(SHORT EXERCISE) Take the lines from the top down to and including the one with "import pandas as pd" and repeat them exactly. Omit images.

-- Start RAW DATA --

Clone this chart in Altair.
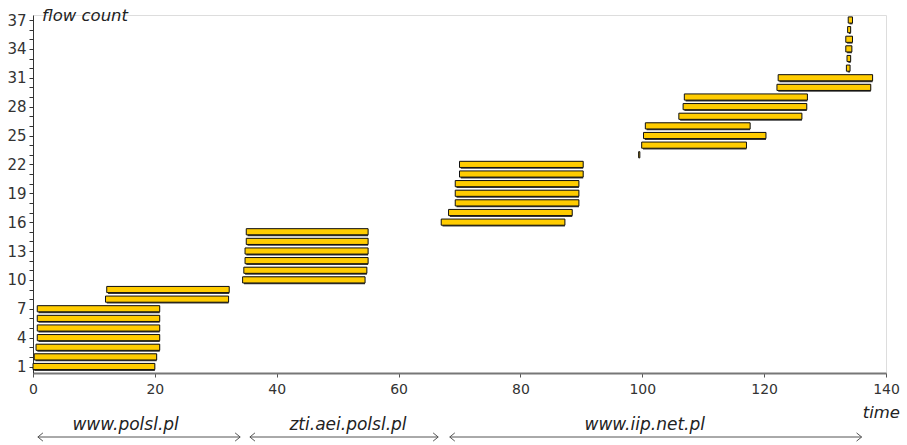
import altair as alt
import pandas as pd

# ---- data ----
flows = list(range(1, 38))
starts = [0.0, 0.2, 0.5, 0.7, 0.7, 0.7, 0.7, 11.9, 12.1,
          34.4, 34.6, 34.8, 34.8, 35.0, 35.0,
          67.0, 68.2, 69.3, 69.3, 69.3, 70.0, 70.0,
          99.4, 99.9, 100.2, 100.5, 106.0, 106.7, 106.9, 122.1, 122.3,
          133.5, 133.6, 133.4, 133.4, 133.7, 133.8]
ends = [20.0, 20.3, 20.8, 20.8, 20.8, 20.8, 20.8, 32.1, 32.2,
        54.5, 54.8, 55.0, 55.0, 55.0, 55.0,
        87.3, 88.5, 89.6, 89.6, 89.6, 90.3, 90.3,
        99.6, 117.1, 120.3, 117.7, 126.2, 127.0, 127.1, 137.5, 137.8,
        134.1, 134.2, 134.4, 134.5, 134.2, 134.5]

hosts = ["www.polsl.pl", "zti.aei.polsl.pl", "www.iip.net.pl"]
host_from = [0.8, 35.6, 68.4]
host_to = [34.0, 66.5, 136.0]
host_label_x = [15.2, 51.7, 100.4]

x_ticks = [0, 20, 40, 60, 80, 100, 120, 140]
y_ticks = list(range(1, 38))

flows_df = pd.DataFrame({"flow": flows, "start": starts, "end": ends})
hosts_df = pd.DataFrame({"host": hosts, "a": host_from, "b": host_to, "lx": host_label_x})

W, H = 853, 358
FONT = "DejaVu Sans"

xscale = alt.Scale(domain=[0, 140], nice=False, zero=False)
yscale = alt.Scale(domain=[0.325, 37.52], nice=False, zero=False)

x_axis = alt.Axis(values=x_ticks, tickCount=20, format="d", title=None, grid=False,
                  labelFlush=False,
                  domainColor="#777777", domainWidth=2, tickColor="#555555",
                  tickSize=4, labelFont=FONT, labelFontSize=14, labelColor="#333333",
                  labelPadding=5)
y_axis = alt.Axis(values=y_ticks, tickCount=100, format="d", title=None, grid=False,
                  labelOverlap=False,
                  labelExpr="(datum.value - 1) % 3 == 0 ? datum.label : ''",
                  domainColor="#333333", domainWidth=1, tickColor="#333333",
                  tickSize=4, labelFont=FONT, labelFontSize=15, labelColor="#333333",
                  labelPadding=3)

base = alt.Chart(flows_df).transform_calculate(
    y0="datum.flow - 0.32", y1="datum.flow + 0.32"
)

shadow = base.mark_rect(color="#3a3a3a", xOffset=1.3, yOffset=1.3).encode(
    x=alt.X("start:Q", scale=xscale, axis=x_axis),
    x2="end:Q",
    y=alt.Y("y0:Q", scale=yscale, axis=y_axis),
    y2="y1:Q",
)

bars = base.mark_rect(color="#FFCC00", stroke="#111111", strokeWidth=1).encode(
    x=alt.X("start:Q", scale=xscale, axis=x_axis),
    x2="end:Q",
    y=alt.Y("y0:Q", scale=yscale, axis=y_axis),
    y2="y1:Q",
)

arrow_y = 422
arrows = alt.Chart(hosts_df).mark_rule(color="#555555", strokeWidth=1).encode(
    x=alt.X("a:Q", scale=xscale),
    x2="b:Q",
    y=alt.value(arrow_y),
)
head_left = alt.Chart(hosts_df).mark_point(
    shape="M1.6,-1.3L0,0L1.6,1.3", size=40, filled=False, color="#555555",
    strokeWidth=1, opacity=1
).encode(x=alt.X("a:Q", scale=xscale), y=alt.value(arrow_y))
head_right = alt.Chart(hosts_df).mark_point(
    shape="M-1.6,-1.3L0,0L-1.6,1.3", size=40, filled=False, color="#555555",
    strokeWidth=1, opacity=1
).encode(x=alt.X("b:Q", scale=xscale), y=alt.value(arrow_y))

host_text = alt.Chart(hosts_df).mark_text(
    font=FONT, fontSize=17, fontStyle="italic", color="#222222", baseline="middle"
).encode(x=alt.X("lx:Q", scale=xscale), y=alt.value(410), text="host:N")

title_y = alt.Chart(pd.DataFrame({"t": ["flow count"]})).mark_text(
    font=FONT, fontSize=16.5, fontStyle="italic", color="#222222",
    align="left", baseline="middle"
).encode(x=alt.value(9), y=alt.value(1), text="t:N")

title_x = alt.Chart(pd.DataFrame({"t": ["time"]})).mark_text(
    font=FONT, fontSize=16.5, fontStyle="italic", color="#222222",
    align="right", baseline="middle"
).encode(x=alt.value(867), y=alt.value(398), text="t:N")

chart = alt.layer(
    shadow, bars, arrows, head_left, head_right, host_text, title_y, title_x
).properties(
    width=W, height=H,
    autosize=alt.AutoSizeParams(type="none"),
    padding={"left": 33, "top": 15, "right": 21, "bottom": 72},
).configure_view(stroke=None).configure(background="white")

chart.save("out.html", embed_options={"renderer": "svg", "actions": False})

-- End RAW DATA --

(FINISHED TASK)
Clone this chart in Altair.
import altair as alt
import pandas as pd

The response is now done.